Copy exactly, and only, the lines below from the first through the one containing "147, 215, 261];", both included; pictures are omitted.

** begin Given information **

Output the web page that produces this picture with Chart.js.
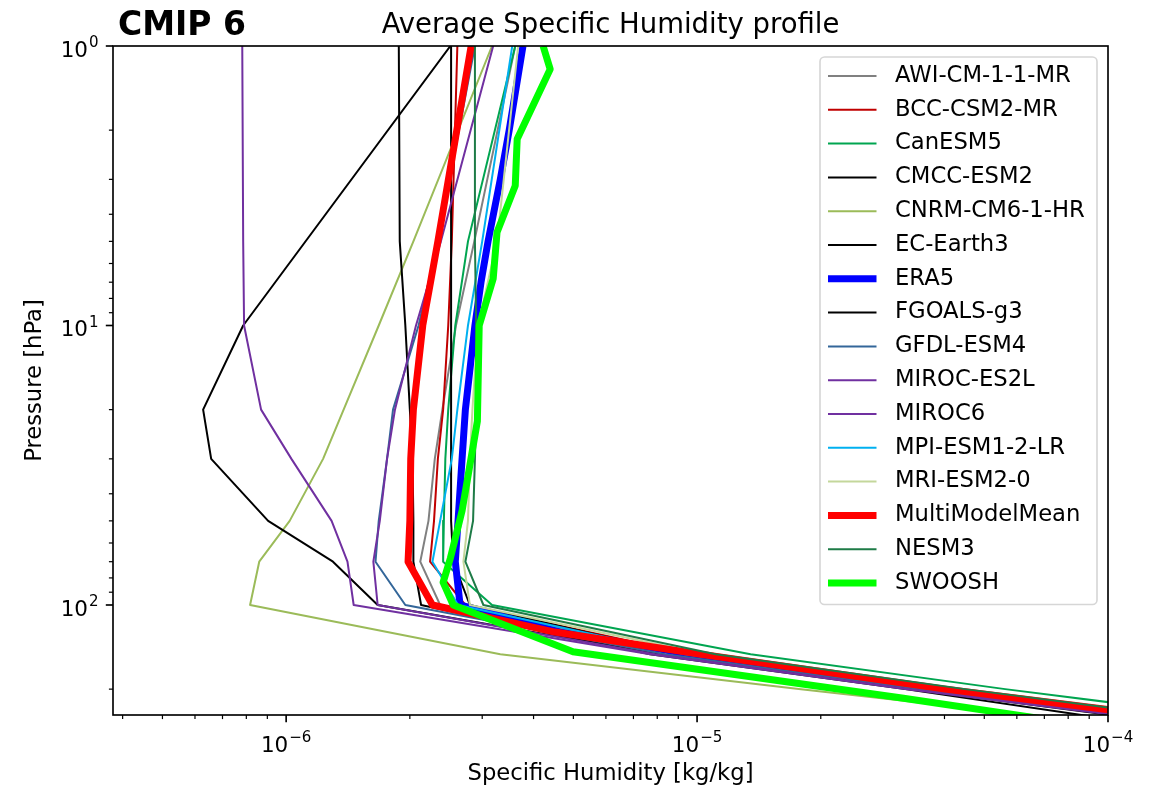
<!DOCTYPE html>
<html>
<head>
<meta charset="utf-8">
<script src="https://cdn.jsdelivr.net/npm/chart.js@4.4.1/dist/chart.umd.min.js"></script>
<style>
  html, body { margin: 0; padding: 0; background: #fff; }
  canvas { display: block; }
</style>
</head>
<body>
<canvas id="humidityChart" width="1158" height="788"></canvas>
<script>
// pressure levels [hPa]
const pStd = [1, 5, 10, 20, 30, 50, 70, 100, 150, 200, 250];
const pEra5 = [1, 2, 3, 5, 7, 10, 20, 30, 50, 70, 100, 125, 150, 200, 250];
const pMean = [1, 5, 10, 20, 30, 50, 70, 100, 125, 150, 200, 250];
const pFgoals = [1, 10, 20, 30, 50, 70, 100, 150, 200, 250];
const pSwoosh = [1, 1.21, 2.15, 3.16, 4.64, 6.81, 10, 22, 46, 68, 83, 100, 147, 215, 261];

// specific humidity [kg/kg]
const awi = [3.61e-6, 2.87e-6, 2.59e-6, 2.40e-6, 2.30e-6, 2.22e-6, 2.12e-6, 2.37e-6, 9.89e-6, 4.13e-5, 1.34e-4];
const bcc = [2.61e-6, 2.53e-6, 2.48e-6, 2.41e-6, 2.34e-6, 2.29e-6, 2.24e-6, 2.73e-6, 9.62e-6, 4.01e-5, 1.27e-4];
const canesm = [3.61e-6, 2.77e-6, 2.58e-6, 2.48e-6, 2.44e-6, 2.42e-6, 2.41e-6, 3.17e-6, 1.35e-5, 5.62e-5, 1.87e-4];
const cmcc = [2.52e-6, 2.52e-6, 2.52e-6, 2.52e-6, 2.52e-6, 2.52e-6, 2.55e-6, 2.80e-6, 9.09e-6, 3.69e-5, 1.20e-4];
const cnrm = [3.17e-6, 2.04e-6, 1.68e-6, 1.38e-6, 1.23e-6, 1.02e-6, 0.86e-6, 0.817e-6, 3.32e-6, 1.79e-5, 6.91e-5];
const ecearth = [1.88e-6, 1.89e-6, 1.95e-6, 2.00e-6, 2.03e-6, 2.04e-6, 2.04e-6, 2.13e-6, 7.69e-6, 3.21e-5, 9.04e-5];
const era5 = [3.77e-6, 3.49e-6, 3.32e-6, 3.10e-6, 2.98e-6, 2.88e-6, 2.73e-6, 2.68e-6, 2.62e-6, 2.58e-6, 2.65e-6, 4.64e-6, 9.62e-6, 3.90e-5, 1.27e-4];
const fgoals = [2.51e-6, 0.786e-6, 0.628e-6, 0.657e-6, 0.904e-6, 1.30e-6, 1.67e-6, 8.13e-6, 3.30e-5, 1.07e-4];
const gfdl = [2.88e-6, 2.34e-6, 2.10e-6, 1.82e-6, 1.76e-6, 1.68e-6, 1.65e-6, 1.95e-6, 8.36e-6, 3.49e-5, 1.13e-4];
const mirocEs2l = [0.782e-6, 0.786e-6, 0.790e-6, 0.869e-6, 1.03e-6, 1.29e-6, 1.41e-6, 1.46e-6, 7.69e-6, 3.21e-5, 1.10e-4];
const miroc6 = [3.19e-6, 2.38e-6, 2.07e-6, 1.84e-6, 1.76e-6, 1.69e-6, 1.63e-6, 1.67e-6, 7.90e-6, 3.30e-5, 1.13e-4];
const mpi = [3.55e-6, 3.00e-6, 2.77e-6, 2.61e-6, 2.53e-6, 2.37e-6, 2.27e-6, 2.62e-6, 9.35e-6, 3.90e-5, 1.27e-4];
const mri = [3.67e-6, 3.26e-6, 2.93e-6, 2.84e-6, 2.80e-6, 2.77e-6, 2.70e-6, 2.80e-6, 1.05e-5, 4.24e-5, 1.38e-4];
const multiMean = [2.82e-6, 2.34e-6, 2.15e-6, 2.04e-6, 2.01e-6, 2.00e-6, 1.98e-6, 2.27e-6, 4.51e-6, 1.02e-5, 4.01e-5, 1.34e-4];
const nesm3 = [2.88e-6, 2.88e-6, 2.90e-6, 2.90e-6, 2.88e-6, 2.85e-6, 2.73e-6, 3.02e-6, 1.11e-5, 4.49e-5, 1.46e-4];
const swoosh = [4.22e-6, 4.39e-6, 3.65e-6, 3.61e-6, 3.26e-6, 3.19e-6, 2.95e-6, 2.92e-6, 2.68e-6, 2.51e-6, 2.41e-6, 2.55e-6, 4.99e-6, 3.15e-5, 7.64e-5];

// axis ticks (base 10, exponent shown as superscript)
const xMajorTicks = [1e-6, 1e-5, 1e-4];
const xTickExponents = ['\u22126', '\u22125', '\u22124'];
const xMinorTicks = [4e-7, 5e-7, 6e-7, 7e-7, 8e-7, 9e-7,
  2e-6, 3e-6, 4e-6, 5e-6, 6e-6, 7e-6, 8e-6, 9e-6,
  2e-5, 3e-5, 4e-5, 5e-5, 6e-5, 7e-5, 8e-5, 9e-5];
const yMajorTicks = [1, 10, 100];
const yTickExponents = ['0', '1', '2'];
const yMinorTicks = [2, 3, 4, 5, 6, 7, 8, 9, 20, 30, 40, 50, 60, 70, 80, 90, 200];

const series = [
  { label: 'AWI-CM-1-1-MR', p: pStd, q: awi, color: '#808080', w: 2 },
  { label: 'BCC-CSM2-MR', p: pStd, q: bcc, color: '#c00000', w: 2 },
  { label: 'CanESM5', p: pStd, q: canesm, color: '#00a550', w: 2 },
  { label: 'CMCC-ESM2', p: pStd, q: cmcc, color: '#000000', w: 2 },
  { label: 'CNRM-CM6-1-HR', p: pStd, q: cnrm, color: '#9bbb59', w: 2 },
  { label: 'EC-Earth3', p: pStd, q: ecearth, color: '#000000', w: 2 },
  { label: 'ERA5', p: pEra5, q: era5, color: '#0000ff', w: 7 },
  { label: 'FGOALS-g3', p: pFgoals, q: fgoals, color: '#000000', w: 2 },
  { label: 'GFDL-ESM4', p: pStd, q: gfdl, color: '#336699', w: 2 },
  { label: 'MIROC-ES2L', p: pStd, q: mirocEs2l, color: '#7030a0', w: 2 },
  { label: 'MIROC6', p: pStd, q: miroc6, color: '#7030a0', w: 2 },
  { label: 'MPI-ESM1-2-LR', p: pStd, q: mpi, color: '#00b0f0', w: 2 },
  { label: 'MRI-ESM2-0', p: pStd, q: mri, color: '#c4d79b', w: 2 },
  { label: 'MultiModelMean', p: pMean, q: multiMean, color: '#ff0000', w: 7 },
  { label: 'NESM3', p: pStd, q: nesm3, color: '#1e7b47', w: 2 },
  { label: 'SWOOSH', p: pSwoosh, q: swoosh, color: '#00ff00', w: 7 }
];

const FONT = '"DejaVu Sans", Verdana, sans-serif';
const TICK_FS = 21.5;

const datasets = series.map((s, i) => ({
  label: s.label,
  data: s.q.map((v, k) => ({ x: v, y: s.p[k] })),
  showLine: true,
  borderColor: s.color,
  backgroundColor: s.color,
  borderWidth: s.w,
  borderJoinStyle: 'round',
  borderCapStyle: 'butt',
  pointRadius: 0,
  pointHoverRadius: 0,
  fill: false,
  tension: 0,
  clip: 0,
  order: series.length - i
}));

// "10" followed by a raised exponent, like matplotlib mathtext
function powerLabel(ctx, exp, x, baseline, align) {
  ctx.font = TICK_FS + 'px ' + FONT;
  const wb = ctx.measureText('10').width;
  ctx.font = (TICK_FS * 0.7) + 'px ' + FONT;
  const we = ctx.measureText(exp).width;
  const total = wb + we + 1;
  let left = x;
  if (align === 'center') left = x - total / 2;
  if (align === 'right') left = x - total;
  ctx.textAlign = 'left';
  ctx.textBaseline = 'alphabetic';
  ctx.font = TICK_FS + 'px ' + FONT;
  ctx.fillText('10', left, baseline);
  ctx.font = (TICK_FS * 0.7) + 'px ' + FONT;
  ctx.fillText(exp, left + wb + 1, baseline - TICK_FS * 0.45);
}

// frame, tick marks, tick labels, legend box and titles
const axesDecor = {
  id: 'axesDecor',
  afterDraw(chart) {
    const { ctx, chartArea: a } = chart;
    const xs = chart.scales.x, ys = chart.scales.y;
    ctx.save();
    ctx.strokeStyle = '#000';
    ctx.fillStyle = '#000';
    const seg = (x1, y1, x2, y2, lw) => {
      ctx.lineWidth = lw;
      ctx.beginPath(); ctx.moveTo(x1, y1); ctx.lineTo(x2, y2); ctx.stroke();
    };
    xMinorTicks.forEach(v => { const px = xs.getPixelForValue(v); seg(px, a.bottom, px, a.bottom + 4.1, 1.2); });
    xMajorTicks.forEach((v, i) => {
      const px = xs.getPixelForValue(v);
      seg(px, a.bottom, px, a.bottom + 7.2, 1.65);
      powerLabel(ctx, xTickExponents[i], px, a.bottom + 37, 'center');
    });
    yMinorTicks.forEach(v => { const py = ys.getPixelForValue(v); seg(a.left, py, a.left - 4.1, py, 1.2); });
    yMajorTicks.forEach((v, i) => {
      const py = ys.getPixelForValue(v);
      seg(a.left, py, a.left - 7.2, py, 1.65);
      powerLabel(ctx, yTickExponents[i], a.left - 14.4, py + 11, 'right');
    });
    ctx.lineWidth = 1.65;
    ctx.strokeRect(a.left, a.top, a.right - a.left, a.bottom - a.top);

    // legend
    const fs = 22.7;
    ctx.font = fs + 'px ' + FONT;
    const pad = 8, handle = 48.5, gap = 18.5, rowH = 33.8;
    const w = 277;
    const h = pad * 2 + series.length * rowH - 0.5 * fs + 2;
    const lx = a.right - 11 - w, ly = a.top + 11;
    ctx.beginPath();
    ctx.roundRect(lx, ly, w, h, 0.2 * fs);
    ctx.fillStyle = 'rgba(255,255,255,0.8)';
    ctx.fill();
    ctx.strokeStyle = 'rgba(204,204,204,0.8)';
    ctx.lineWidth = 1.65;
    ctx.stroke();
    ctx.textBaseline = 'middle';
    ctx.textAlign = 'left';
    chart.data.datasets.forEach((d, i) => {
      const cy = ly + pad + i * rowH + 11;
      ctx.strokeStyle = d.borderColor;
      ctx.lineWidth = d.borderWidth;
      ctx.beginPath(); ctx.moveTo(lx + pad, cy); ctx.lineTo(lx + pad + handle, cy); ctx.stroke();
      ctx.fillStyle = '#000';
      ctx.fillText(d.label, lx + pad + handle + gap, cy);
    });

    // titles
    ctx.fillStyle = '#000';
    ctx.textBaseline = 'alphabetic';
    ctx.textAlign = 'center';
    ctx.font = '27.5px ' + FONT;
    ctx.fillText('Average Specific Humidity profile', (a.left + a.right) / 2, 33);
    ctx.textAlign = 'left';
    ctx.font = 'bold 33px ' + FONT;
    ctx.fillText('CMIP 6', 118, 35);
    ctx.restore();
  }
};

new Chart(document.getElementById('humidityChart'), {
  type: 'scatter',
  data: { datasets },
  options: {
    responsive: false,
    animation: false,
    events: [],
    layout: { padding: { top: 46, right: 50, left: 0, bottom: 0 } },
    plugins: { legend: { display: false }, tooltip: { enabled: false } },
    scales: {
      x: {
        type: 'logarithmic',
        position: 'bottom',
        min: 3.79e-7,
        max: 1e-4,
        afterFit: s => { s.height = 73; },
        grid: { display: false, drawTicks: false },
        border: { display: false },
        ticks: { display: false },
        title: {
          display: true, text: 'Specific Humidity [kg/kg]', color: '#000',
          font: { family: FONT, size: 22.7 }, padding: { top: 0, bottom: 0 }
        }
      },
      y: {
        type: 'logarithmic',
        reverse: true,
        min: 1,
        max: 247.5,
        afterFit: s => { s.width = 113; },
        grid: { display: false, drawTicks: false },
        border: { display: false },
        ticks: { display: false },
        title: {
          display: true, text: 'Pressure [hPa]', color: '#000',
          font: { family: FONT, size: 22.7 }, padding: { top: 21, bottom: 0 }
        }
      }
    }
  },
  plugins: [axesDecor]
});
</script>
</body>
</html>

** end Given information **

### The completed task
Output the web page that produces this picture with Chart.js.
<!DOCTYPE html>
<html>
<head>
<meta charset="utf-8">
<script src="https://cdn.jsdelivr.net/npm/chart.js@4.4.1/dist/chart.umd.min.js"></script>
<style>
  html, body { margin: 0; padding: 0; background: #fff; }
  canvas { display: block; }
</style>
</head>
<body>
<canvas id="humidityChart" width="1158" height="788"></canvas>
<script>
// pressure levels [hPa]
const pStd = [1, 5, 10, 20, 30, 50, 70, 100, 150, 200, 250];
const pEra5 = [1, 2, 3, 5, 7, 10, 20, 30, 50, 70, 100, 125, 150, 200, 250];
const pMean = [1, 5, 10, 20, 30, 50, 70, 100, 125, 150, 200, 250];
const pFgoals = [1, 10, 20, 30, 50, 70, 100, 150, 200, 250];
const pSwoosh = [1, 1.21, 2.15, 3.16, 4.64, 6.81, 10, 22, 46, 68, 83, 100, 147, 215, 261];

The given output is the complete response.